Why small credit unions can't keep pace with the threat
The low-income designation concentrates in the smaller asset tiers. NCUA’s Q4 2025 data shows credit unions under $100 million in assets saw net worth decline 2.7% last year while the largest institutions grew 8.3%.
The smallest credit unions often lack continuous brand monitoring, which means attacks against their members may go unnoticed until losses are reported back, if they are reported at all. The dedicated personnel, vendor escalation paths, and incident response protocols that mid-tier institutions rely on often do not exist at smaller ones. And the staff time required to identify exposed members, notify them, and rebuild confidence stretches small institutions thinner than their financial buffers can absorb.
Allure Security’s SPOOF ’26 detection data shows that attackers are not waiting for these institutions to catch up. The share of detected attacks targeting credit unions under $200 million in assets more than tripled in 2025, from 3.3% to 10.6%, with the shift accelerating through the year. Attacker attention is moving down-market, toward the institutions with the least capacity to see it coming.
How member demographics should shape security investment
The connection between who a credit union serves and how it should think about cyber risk is often absent from how security budgets are built. Vendor assessments evaluate technical controls. Board reporting focuses on incident counts and response times. Risk frameworks ask whether the institution meets compliance requirements.
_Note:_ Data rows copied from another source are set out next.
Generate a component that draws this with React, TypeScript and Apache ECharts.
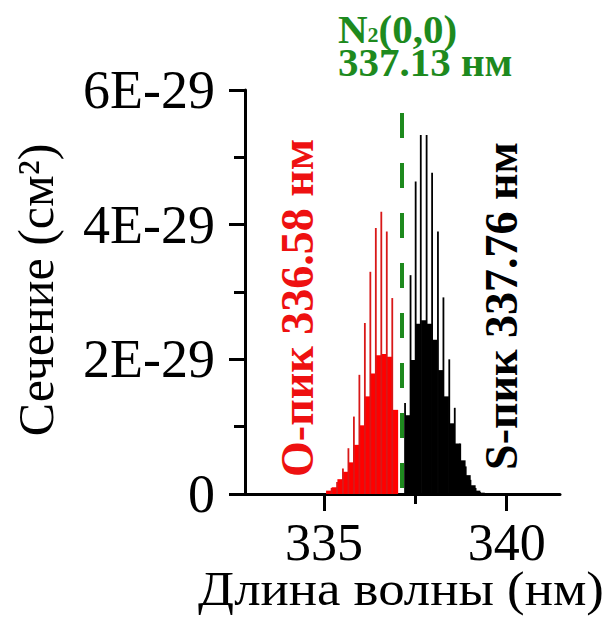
import React, { useEffect, useRef } from "react";
import * as echarts from "echarts";

// Rotational Raman lines of N2 around the 337.13 nm laser line.
// Intensities are in units of 1E-29 cm^2.

// O-branch: strong (even-J) lines
const O_STRONG_NM = [335.21, 335.36, 335.52, 335.67, 335.82, 335.97, 336.12, 336.27, 336.42, 336.57, 336.72, 336.87];
const O_STRONG_VAL = [0.09, 0.18, 0.38, 0.68, 1.15, 1.77, 2.54, 3.3, 3.95, 4.19, 3.9, 2.91];
// O-branch: weak (odd-J) lines
const O_WEAK_NM = [335.13, 335.285, 335.44, 335.595, 335.745, 335.895, 336.045, 336.195, 336.345, 336.495, 336.645, 336.795, 336.96];
const O_WEAK_VAL = [0.05, 0.1, 0.22, 0.33, 0.47, 0.73, 1.02, 1.45, 1.79, 2.06, 2.08, 2.04, 1.25];

// S-branch: strong lines
const S_STRONG_NM = [337.22, 337.37, 337.51, 337.65, 337.81, 337.96, 338.12, 338.27, 338.43, 338.58, 338.73, 338.88, 339.01, 339.15, 339.27];
const S_STRONG_VAL = [1.35, 3.25, 4.64, 5.33, 5.33, 4.77, 3.9, 2.92, 2.0, 1.28, 0.75, 0.41, 0.21, 0.09, 0.03];
// S-branch: weak lines
const S_WEAK_NM = [337.29, 337.44, 337.58, 337.73, 337.885, 338.04, 338.195, 338.35, 338.505, 338.655, 338.805, 338.945, 339.08, 339.21, 339.33];
const S_WEAK_VAL = [1.17, 1.99, 2.53, 2.58, 2.53, 2.29, 1.84, 1.45, 1.05, 0.75, 0.5, 0.28, 0.13, 0.05, 0.02];

// Laser line
const LASER_NM = 337.13;
const LASER_TOP = 5.66;

// Axes
const X_MIN = 332.84;
const X_MAX = 341.46;
const X_MAJOR = [335, 340];
const X_MINOR = [337.5];
const Y_MAX = 6;
const Y_STEP = 2;

const RED = "#ff0000";
const RED_LINE = "#d81818";
const GREEN = "#1e8a1e";
const SERIF = "'Liberation Serif', 'Times New Roman', serif";

function pairs(xs: number[], ys: number[], color: string) {
  return xs.map((x, i) => ({ value: [x, ys[i]], itemStyle: { color } }));
}

export default function App() {
  const ref = useRef<HTMLDivElement>(null);

  useEffect(() => {
    const chart = echarts.init(ref.current!, undefined, { renderer: "svg" });

    const option: any = {
      animation: false,
      backgroundColor: "#ffffff",
      grid: { left: 245, right: 45, top: 90, bottom: 129, containLabel: false },
      xAxis: [
        {
          type: "value",
          min: X_MIN,
          max: X_MAX,
          position: "bottom",
          axisLine: { show: true, onZero: false, lineStyle: { color: "#000", width: 3 } },
          axisTick: { show: true, customValues: X_MAJOR, length: 17, lineStyle: { color: "#000", width: 3 } },
          axisLabel: {
            show: true,
            customValues: X_MAJOR,
            margin: 22,
            fontSize: 52,
            fontFamily: SERIF,
            color: "#000",
          },
          splitLine: { show: false },
        },
        {
          type: "value",
          min: X_MIN,
          max: X_MAX,
          position: "bottom",
          axisLine: { show: false },
          axisTick: { show: true, customValues: X_MINOR, length: 10, lineStyle: { color: "#000", width: 3 } },
          axisLabel: { show: false },
          splitLine: { show: false },
        },
      ],
      yAxis: {
        type: "value",
        min: 0,
        max: Y_MAX,
        interval: Y_STEP,
        axisLine: { show: true, lineStyle: { color: "#000", width: 3 } },
        axisTick: { show: true, length: 16, lineStyle: { color: "#000", width: 3 } },
        minorTick: { show: true, splitNumber: 2, length: 11, lineStyle: { color: "#000", width: 3 } },
        axisLabel: {
          margin: 30,
          fontSize: 54,
          fontFamily: SERIF,
          color: "#000",
          formatter: (v: number) => (v === 0 ? "0" : `${Math.round(v)}E-29`),
        },
        splitLine: { show: false },
      },
      series: [
        {
          type: "bar",
          name: "weak",
          xAxisIndex: 1,
          barWidth: 5.2,
          z: 2,
          data: [...pairs(O_WEAK_NM, O_WEAK_VAL, RED), ...pairs(S_WEAK_NM, S_WEAK_VAL, "#000")],
        },
        {
          type: "bar",
          name: "strong",
          xAxisIndex: 0,
          barWidth: 1.8,
          z: 3,
          data: [...pairs(O_STRONG_NM, O_STRONG_VAL, RED_LINE), ...pairs(S_STRONG_NM, S_STRONG_VAL, "#000")],
          markLine: {
            silent: true,
            symbol: ["none", "none"],
            label: { show: false },
            lineStyle: { color: GREEN, width: 4, type: [25, 25] },
            data: [[{ coord: [LASER_NM, LASER_TOP] }, { coord: [LASER_NM, 0] }]],
          },
        },
      ],
      graphic: [
        {
          type: "text",
          x: 36,
          y: 290,
          rotation: Math.PI / 2,
          style: {
            text: "Сечение (см²)",
            fontSize: 50,
            fontFamily: SERIF,
            fill: "#000",
            align: "center",
            verticalAlign: "middle",
          },
        },
        {
          type: "text",
          x: 401,
          y: 589,
          scaleX: 1.1,
          style: {
            text: "Длина волны (нм)",
            fontSize: 48,
            fontFamily: SERIF,
            fill: "#000",
            align: "center",
            verticalAlign: "middle",
          },
        },
        {
          type: "text",
          x: 297,
          y: 308,
          rotation: Math.PI / 2,
          style: {
            text: "O-пик 336.58 нм",
            fontSize: 46,
            fontWeight: "bold",
            fontFamily: SERIF,
            fill: "#ee1111",
            align: "center",
            verticalAlign: "middle",
          },
        },
        {
          type: "text",
          x: 501,
          y: 306,
          rotation: Math.PI / 2,
          style: {
            text: "S-пик 337.76 нм",
            fontSize: 46,
            fontWeight: "bold",
            fontFamily: SERIF,
            fill: "#000",
            align: "center",
            verticalAlign: "middle",
          },
        },
        {
          // Laser line caption: N₂(0,0) over 337.13 нм
          type: "text",
          x: 338,
          y: 12,
          style: {
            text: "{b|N}{s|2}{b|(0,0)}\n{b|337.13 нм}",
            fontFamily: SERIF,
            fontWeight: "bold",
            fill: GREEN,
            align: "left",
            verticalAlign: "top",
            rich: {
              b: { fontSize: 41, lineHeight: 33, fontWeight: "bold", fontFamily: SERIF, color: GREEN },
              s: { fontSize: 22, lineHeight: 20, fontWeight: "bold", fontFamily: SERIF, color: GREEN, verticalAlign: "bottom" },
            },
          },
        },
      ],
    };

    chart.setOption(option);
    return () => chart.dispose();
  }, []);

  return (
    <div
      ref={ref}
      style={{ position: "fixed", left: 0, top: 0, width: 605, height: 623, background: "#fff" }}
    />
  );
}
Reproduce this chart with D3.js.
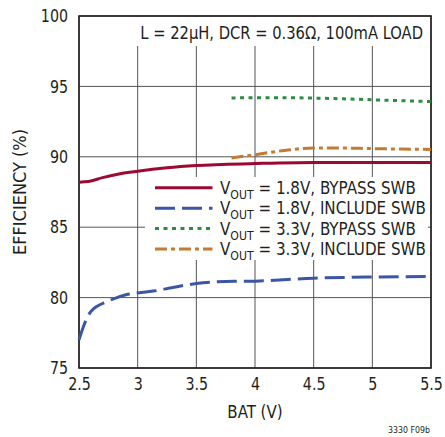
<!DOCTYPE html>
<html>
<head>
<meta charset="utf-8">
<script src="https://cdn.jsdelivr.net/npm/d3@7"></script>
<style>
  body { margin: 0; background: #fff; }
  svg text { font-family: "Liberation Sans Narrow", "DejaVu Sans Condensed", "Roboto Condensed", "Liberation Sans", sans-serif; fill: #231f20; }
</style>
</head>
<body>
<script>
const width = 445;
const height = 437;
const margin = { top: 16, right: 14, bottom: 69, left: 79 };
const narrow = 0.88; // the reference uses a condensed face

// data
const xTicks = [2.5, 3, 3.5, 4, 4.5, 5, 5.5];
const yTicks = [75, 80, 85, 90, 95, 100];

const bat18Bypass = [2.5, 2.58, 2.7, 2.85, 3.0, 3.25, 3.5, 4.0, 4.5, 5.0, 5.5];
const eff18Bypass = [88.2, 88.24, 88.52, 88.8, 88.98, 89.22, 89.38, 89.52, 89.6, 89.6, 89.6];

const bat18Include = [2.5, 2.55, 2.6, 2.75, 2.9, 3.0, 3.15, 3.3, 3.5, 3.75, 4.0, 4.5, 5.0, 5.5];
const eff18Include = [77.0, 78.2, 79.0, 79.75, 80.2, 80.33, 80.48, 80.72, 81.0, 81.15, 81.17, 81.38, 81.46, 81.5];

const bat33Bypass = [3.8, 4.0, 4.25, 4.5, 4.75, 5.0, 5.25, 5.5];
const eff33Bypass = [94.17, 94.2, 94.2, 94.17, 94.12, 94.05, 93.98, 93.93];

const bat33Include = [3.8, 4.0, 4.25, 4.5, 4.75, 5.0, 5.25, 5.5];
const eff33Include = [89.92, 90.15, 90.45, 90.62, 90.62, 90.58, 90.55, 90.52];

const seriesNames = ["1.8V, BYPASS SWB", "1.8V, INCLUDE SWB", "3.3V, BYPASS SWB", "3.3V, INCLUDE SWB"];

const series = [
  { name: seriesNames[0], x: bat18Bypass, y: eff18Bypass, color: "#9c0a33", dash: null },
  { name: seriesNames[1], x: bat18Include, y: eff18Include, color: "#3c56a6", dash: "20,7" },
  { name: seriesNames[2], x: bat33Bypass, y: eff33Bypass, color: "#2e8b44", dash: "4,4.5" },
  { name: seriesNames[3], x: bat33Include, y: eff33Include, color: "#c47a34", dash: "12,4,4,4" },
];

const svg = d3.select("body").append("svg")
  .attr("width", width)
  .attr("height", height);

const x = d3.scaleLinear().domain([2.5, 5.5]).range([margin.left, width - margin.right]);
const y = d3.scaleLinear().domain([75, 100]).range([height - margin.bottom, margin.top]);

// text placed at (ax, ay) and squeezed horizontally
function label(ax, ay, txt, size, anchor, sx) {
  return svg.append("g")
    .attr("transform", `translate(${ax},${ay}) scale(${sx},1)`)
    .append("text")
    .attr("text-anchor", anchor)
    .attr("font-size", size)
    .text(txt);
}

// grid
svg.append("g")
  .selectAll("line")
  .data(xTicks)
  .join("line")
  .attr("x1", (d) => x(d)).attr("x2", (d) => x(d))
  .attr("y1", y(75)).attr("y2", y(100))
  .attr("stroke", "#555").attr("stroke-width", 1);

svg.append("g")
  .selectAll("line")
  .data(yTicks)
  .join("line")
  .attr("x1", x(2.5)).attr("x2", x(5.5))
  .attr("y1", (d) => y(d)).attr("y2", (d) => y(d))
  .attr("stroke", "#555").attr("stroke-width", 1);

// boxes hiding the grid behind the texts
svg.append("rect")
  .attr("x", 137).attr("y", y(100) + 1)
  .attr("width", x(5.5) - 138).attr("height", 29)
  .attr("fill", "#fff");

svg.append("rect")
  .attr("x", 145).attr("y", 177)
  .attr("width", 283).attr("height", 83)
  .attr("fill", "#fff");

// frame
svg.append("rect")
  .attr("x", x(2.5)).attr("y", y(100))
  .attr("width", x(5.5) - x(2.5)).attr("height", y(75) - y(100))
  .attr("fill", "none").attr("stroke", "#231f20").attr("stroke-width", 1.6);

// axes labels
const xAxis = d3.axisBottom(x).tickValues(xTicks).tickSize(0).tickPadding(9)
  .tickFormat(d3.format("~g"));
const gx = svg.append("g").attr("transform", `translate(0,${y(75)})`).call(xAxis);
gx.select(".domain").remove();
gx.selectAll("text")
  .attr("font-size", 18).attr("font-family", null).attr("fill", null)
  .attr("transform", `scale(${narrow},1)`);

const yAxis = d3.axisLeft(y).tickValues(yTicks).tickSize(0).tickPadding(11);
const gy = svg.append("g").attr("transform", `translate(${x(2.5)},0)`).call(yAxis);
gy.select(".domain").remove();
gy.selectAll("text")
  .attr("font-size", 18).attr("font-family", null).attr("fill", null)
  .attr("x", -11 / narrow)
  .attr("transform", `scale(${narrow},1)`);

// curves
const line = d3.line()
  .x((d) => x(d[0]))
  .y((d) => y(d[1]))
  .curve(d3.curveMonotoneX);

svg.append("g")
  .selectAll("path")
  .data(series)
  .join("path")
  .attr("d", (s) => line(s.x.map((v, i) => [v, s.y[i]])))
  .attr("fill", "none")
  .attr("stroke", (s) => s.color)
  .attr("stroke-width", 3)
  .attr("stroke-dasharray", (s) => s.dash);

// legend
const legend = svg.append("g");
const rowY = (i) => 187.8 + i * 20.4;

legend.selectAll("line")
  .data(series)
  .join("line")
  .attr("x1", 155).attr("x2", 212.5)
  .attr("y1", (s, i) => rowY(i)).attr("y2", (s, i) => rowY(i))
  .attr("stroke", (s) => s.color)
  .attr("stroke-width", 3)
  .attr("stroke-dasharray", (s) => s.dash);

const lt = legend.selectAll("g")
  .data(series)
  .join("g")
  .attr("transform", (s, i) => `translate(220,${rowY(i) + 6}) scale(0.935,1)`)
  .append("text")
  .attr("font-size", 18);
lt.append("tspan").text("V");
lt.append("tspan").attr("font-size", 13).attr("dy", 5).text("OUT");
lt.append("tspan").attr("dy", -5).text((s) => ` = ${s.name}`);

// titles
label(x(5.5) - 8, 39, "L = 22µH, DCR = 0.36Ω, 100mA LOAD", 18, "end", 0.91);
label((x(2.5) + x(5.5)) / 2, 418, "BAT (V)", 18, "middle", 0.93);

svg.append("text")
  .attr("transform", `translate(26,${(y(75) + y(100)) / 2}) rotate(-90)`)
  .attr("text-anchor", "middle")
  .attr("font-size", 18)
  .text("EFFICIENCY (%)");

label(x(5.5) - 1, 433, "3330 F09b", 9.5, "end", 0.92);
</script>
</body>
</html>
None of these typically ask whether the institution’s membership is concentrated in the populations federal data identifies as most vulnerable.
A brand impersonation campaign that hits a credit union serving retirees in a high-delinquency market produces different outcomes than the same campaign hitting an institution serving young professionals in a growing metro area. The technical threat is identical. The human impact is not. Risk frameworks that treat both scenarios as equivalent are missing a variable that the data says matters.
The Bottom Line
More than half of all federally insured credit unions serve predominantly low-income members. The demographic they exist to protect lost $7.75 billion to internet fraud in 2025, with phishing as the most reported crime category and losses rising 59% in a single year. The credit unions serving these members are concentrated in the asset tiers where security budgets are thinnest and attacker attention is growing fastest. The credit union mission creates a specific and measurable cyber risk profile, and it belongs in every conversation about how these institutions allocate security resources.
Key Takeaways
56% of federally insured credit unions, or 2,390 of 4,287 institutions, held the NCUA’s low-income designation at the end of 2025. The designation means a majority of each institution’s membership earns 80% or less of the area median family income.
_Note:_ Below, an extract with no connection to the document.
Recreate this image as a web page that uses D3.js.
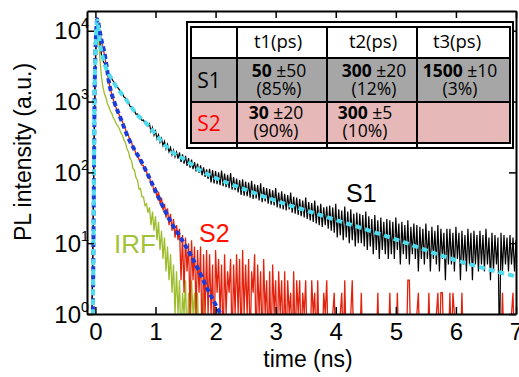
<!DOCTYPE html>
<html>
<head>
<meta charset="utf-8">
<script src="https://cdn.jsdelivr.net/npm/d3@7"></script>
<style>
  body { margin: 0; background: #fff; }
  svg { display: block; }
</style>
</head>
<body>
<script>
// time grid of the decay histograms (ns)
const t0 = -0.1, dt = 0.025;

// S1 counts, one value per dt
const s1Counts = [
  0,0,2,180,3500,13500,11000,6800,4600,3800,3450,3050,2750,2450,2250,2080,1920,1800,1680,1560,
  1460,1350,1300,1160,1120,1010,970,860,840,750,740,660,670,600,600,540,550,490,505,450,
  484,377,431,335,383,299,341,265,302,238,274,215,249,195,224,177,206,165,194,156,
  191,140,180,133,171,123,159,117,151,111,140,103,133,98,126,91,118,86,110,81,
  112,72,108,70,104,68,100,66,106,64,96,62,92,60,98,57,86,56,82,52,
  78,48,80,47,74,46,72,44,76,42,68,43,66,40,70,38,62,39,60,36,
  58,35,56,34,60,32,52,31,54,30,50,29,48,30,52,27,45,26,44,25,
  42,24,40,23,44,22,38,21,37,20,40,19,34,18,36,17,32,18,33,16,
  34,15,32,14,36,12,30,13,29,11,33,12,28,10,30,11,26,9,27,10,
  26,10,25,9,28,8,24,9,22,7,25,8,21,6,23,8,20,7,22,6,
  21,7,20,6,23,8,19,5,20,7,18,6,21,5,17,7,19,6,18,4,
  17,6,16,5,19,6,15,4,17,6,15,5,18,4,16,6,14,3,16,5,
  16,5,14,4,17,6,14,3,15,5,13,4,16,5,14,3,15,5,13,4,
  15,5,13,4,16,5,12,3,14,4,13,5,12,0,14,4,13,5,12,4,
  13,5,12,4,11
];

// S2 counts
const s2Counts = [
  0,0,3,200,4000,15000,13500,9500,7200,5800,4600,3500,2500,1900,1500,1250,1050,900,800,700,
  640,550,520,440,410,345,330,280,268,222,216,182,180,152,150,126,125,104,103,86,
  86,68,72,52,62,44,53,36,44,29,36,23,31,18,26,15,22,12,18,11,
  16,3,13,2,12,4,10,1,11,3,9,1,8,2,9,0,7,1,8,1,
  7,1,5,0,8,2,6,1,5,0,7,1,4,2,6,0,5,1,7,1,
  6,0,8,1,5,1,6,0,4,2,7,0,5,1,4,0,6,1,3,0,
  4,0,5,1,3,0,4,1,3,0,4,0,3,1,2,0,4,0,3,1,
  3,0,2,1,3,0,1,0,3,1,2,0,3,0,1,0,2,1,3,0,
  1,0,1,2,0,1,0,1,2,0,3,0,1,0,1,3,0,1,0,1,
  0,2,0,1,0,1,0,0,1,0,1,0,2,0,1,0,0,1,0,0,
  2,0,1,0,0,2,0,1,0,0,1,0,3,3,0,1,0,0,1,2,
  0,1,0,0,1,0,2,0,1,0,0,1,2,0,2,2,0,1,0,0,
  2,0,2,1,0,0,1,0,2,0,1,0,0,1,0,0,1,0,0,1,
  0,0,1,0,1,0,0,1,0,0,1,0,0,1,0,2,0,1,0,0,
  0,1,2,0,1
];

// instrument response
const irfCounts = [
  0,0,2,150,4000,14000,9000,4000,2250,1600,1300,1130,940,840,730,670,580,540,480,450,
  410,360,335,285,262,214,196,160,146,114,108,84,78,58,59,45,45,34,36,27,
  32,18,28,15,24,11,20,8,15,6,12,4,9,3,7,2,5,1,4,1,
  3,0,2,1,3,0,2,0,3,1,2,0,2,0,1,0,2,0,1,0,
  0,1,0,0
];

// fitted decays
const fitS1T = [-0.045,-0.03,-0.01,0.03,0.07,0.13,0.3,0.5,0.67,0.87,1.1,1.29,1.41,1.57,1.74,1.95,2.52,3.07,3.62,4.1,4.62,5.18,5.73,6.28,7.0];
const fitS1V = [0.5,20,2000,14000,7000,4000,1900,1100,690,470,275,190,166,135,107,87,56,38,27,20,14.5,10,6.8,4.9,3.4];
const fitS2T = [-0.045,-0.03,-0.01,0.03,0.07,0.10,0.15,0.24,0.32,0.43,0.54,0.65,0.74,0.82,0.91,1.07,1.24,1.41,1.57,1.74,1.87,2.02,2.1];
const fitS2V = [0.5,20,2000,14500,10000,7400,4900,1620,955,550,316,209,155,115,80,41,21,12.3,7.2,3.8,2.2,1.26,0.93];

const xTicks = [0,1,2,3,4,5,6,7];
const yTicks = [1,10,100,1000,10000];

// table contents
const tableHead = ["", "t1(ps)", "t2(ps)", "t3(ps)"];
const tableRows = ["S1", "S2"];
const tauS1 = [["50","±50","(85%)"],["300","±20","(12%)"],["1500","±10","(3%)"]];
const tauS2 = [["30","±20","(90%)"],["300","±5","(10%)"]];

const W = 519, H = 377;
const mLeft = 87, mRight = 516, mTop = 11, mBottom = 314;
const font = "'Liberation Sans', Arial, sans-serif";

const svg = d3.select("body").append("svg")
  .attr("width", W).attr("height", H)
  .style("background", "#fff");

const x = d3.scaleLinear().domain([-0.14, 7.0]).range([mLeft, mRight]);
const y = d3.scaleLog().domain([1, 19000]).range([mBottom, mTop]);

const toPts = arr => arr.map((v, i) => ({ t: t0 + i * dt, v }));
const yv = v => y(Math.max(v, 0.3));

svg.append("clipPath").attr("id", "plot")
  .append("rect").attr("x", mLeft).attr("y", mTop)
  .attr("width", mRight - mLeft).attr("height", mBottom - mTop);

const g = svg.append("g").attr("clip-path", "url(#plot)");

const dataLine = d3.line().x(d => x(d.t)).y(d => yv(d.v));

// raw histograms
g.append("path").datum(toPts(irfCounts))
  .attr("d", dataLine).attr("fill", "none")
  .attr("stroke", "#9dbd2c").attr("stroke-width", 1.3);

g.append("path").datum(toPts(s2Counts))
  .attr("d", dataLine).attr("fill", "none")
  .attr("stroke", "#e2220c").attr("stroke-width", 1.3);

g.append("path").datum(toPts(s1Counts))
  .attr("d", dataLine).attr("fill", "none")
  .attr("stroke", "#000").attr("stroke-width", 1.2);

// fits
const fitLine = d3.line().x(d => x(d.t)).y(d => yv(d.v)).curve(d3.curveMonotoneX);

g.append("path").datum(fitS2T.map((t, i) => ({ t, v: fitS2V[i] })))
  .attr("d", fitLine).attr("fill", "none")
  .attr("stroke", "#1c3cd8").attr("stroke-width", 4)
  .attr("stroke-dasharray", "5,3");

g.append("path").datum(fitS1T.map((t, i) => ({ t, v: fitS1V[i] })))
  .attr("d", fitLine).attr("fill", "none")
  .attr("stroke", "#4fdcef").attr("stroke-width", 4)
  .attr("stroke-dasharray", "6,4");

// axes, ticks pointing inwards on all four sides
const styleAxis = sel => {
  sel.select(".domain").attr("stroke", "#000").attr("stroke-width", 2);
  sel.selectAll(".tick line").attr("stroke", "#000").attr("stroke-width", 1.5);
};

const xAxis = svg.append("g").attr("transform", `translate(0,${mBottom})`)
  .call(d3.axisBottom(x).tickValues(xTicks).tickSizeInner(-7).tickSizeOuter(0)
    .tickPadding(9).tickFormat(d3.format("d")));
styleAxis(xAxis);
xAxis.selectAll("text").attr("font-family", font).attr("font-size", 24).attr("fill", "#000");

svg.append("g").attr("transform", `translate(0,${mTop})`)
  .call(d3.axisTop(x).tickValues(xTicks).tickSizeInner(-7).tickSizeOuter(0).tickFormat(""))
  .call(styleAxis);

const yAxis = svg.append("g").attr("transform", `translate(${mLeft},0)`)
  .call(d3.axisLeft(y).tickValues(yTicks).tickSizeInner(-7).tickSizeOuter(0).tickFormat(""));
styleAxis(yAxis);
yAxis.selectAll(".tick").each(function(d) {
  const tk = d3.select(this);
  tk.append("text").attr("x", -6).attr("y", 8).attr("text-anchor", "end")
    .attr("font-family", font).attr("font-size", 24).attr("fill", "#000")
    .text("10");
  tk.append("text").attr("x", -6).attr("y", -3).attr("text-anchor", "start")
    .attr("font-family", font).attr("font-size", 14).attr("fill", "#000")
    .text(Math.round(Math.log10(d)));
});

svg.append("g").attr("transform", `translate(${mRight},0)`)
  .call(d3.axisRight(y).tickValues(yTicks).tickSizeInner(-7).tickSizeOuter(0).tickFormat(""))
  .call(styleAxis);

// axis titles
svg.append("text").attr("x", 308).attr("y", 367).attr("text-anchor", "middle")
  .attr("font-family", font).attr("font-size", 23).text("time (ns)");
svg.append("text").attr("transform", "translate(31,152) rotate(-90)")
  .attr("text-anchor", "middle").attr("font-family", font).attr("font-size", 23)
  .text("PL intensity (a.u.)");

// curve labels
svg.append("text").attr("x", 346).attr("y", 202).attr("font-family", font)
  .attr("font-size", 25).attr("fill", "#000").text("S1");
svg.append("text").attr("x", 199).attr("y", 242).attr("font-family", font)
  .attr("font-size", 25).attr("fill", "#ff1200").text("S2");
svg.append("text").attr("x", 114).attr("y", 253).attr("font-family", font)
  .attr("font-size", 26).attr("fill", "#a3c23a").text("IRF");

// lifetime table
const tf = "'Open Sans', 'Noto Sans', sans-serif";
const colX = [191, 237, 327, 417, 510];
const rowY = [27, 58, 102, 143];
const tbl = svg.append("g");

tbl.append("rect").attr("x", 187).attr("y", 22).attr("width", 326).attr("height", 126)
  .attr("fill", "#fff").attr("stroke", "#000").attr("stroke-width", 2);
tbl.append("rect").attr("x", colX[0]).attr("y", rowY[1]).attr("width", colX[4] - colX[0])
  .attr("height", rowY[2] - rowY[1]).attr("fill", "#a6a6a6");
tbl.append("rect").attr("x", colX[0]).attr("y", rowY[2]).attr("width", colX[4] - colX[0])
  .attr("height", rowY[3] - rowY[2]).attr("fill", "#e6b8b7");
tbl.append("rect").attr("x", colX[0]).attr("y", rowY[0]).attr("width", colX[4] - colX[0])
  .attr("height", rowY[3] - rowY[0]).attr("fill", "none")
  .attr("stroke", "#000").attr("stroke-width", 2);
colX.slice(1, 4).forEach(cx => tbl.append("line")
  .attr("x1", cx).attr("x2", cx).attr("y1", rowY[0]).attr("y2", 148)
  .attr("stroke", "#000").attr("stroke-width", 2));
rowY.slice(1, 3).forEach(ry => tbl.append("line")
  .attr("x1", colX[0]).attr("x2", colX[4]).attr("y1", ry).attr("y2", ry)
  .attr("stroke", "#000").attr("stroke-width", 2));

const headX = [0, 278, 373, 457];
tableHead.forEach((h, i) => {
  if (!h) return;
  tbl.append("text").attr("x", headX[i]).attr("y", 48).attr("text-anchor", "middle")
    .attr("font-family", tf).attr("font-size", 18.5).text(h);
});
tbl.append("text").attr("x", 209).attr("y", 88).attr("text-anchor", "middle")
  .attr("font-family", tf).attr("font-size", 21).attr("fill", "#000").text(tableRows[0]);
tbl.append("text").attr("x", 209).attr("y", 131).attr("text-anchor", "middle")
  .attr("font-family", tf).attr("font-size", 21).attr("fill", "#ff0000").text(tableRows[1]);

// each cell is one two-line text: "value ±err" then "(share)"
const cell = (cx, yy, d) => {
  const t = tbl.append("text").attr("x", cx).attr("y", yy).attr("text-anchor", "middle")
    .attr("font-family", tf).attr("font-size", 17.5);
  const l1 = t.append("tspan").attr("x", cx).attr("y", yy);
  l1.append("tspan").attr("font-weight", "bold").text(d[0]);
  l1.append("tspan").text(" " + d[1]);
  t.append("tspan").attr("x", cx).attr("y", yy + 18).text(d[2]);
};
const s1X = [279, 374, 460], s2X = [276, 365];
tauS1.forEach((d, i) => cell(s1X[i], 77, d));
tauS2.forEach((d, i) => cell(s2X[i], 119, d));
</script>
</body>
</html>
Americans aged 60 and older filed 201,266 complaints with the FBI’s IC3 and reported $7.75 billion in losses, a 59% increase over the prior year. The average loss per victim was $38,500, and more than 12,400 seniors each lost over $100,000.
Phishing and spoofing generated 48,064 complaints from Americans 60 and older, the most of any crime category for that age group. Investment fraud caused $3.52 billion in losses, tech support scams $1.04 billion, and confidence and romance scams $584 million.
Small credit unions often lack continuous brand monitoring, dedicated incident response personnel, and vendor escalation paths. NCUA data shows credit unions under $100 million in assets saw net worth decline 2.7% in 2025 while the largest institutions grew 8.3%, widening the gap in available security investment.
A credit union serving retirees in a high-delinquency market faces a different risk profile than one serving young professionals, even when technical controls are identical. The populations federal data identifies as most targeted by fraud are concentrated in the institutions with the thinnest budgets to defend them.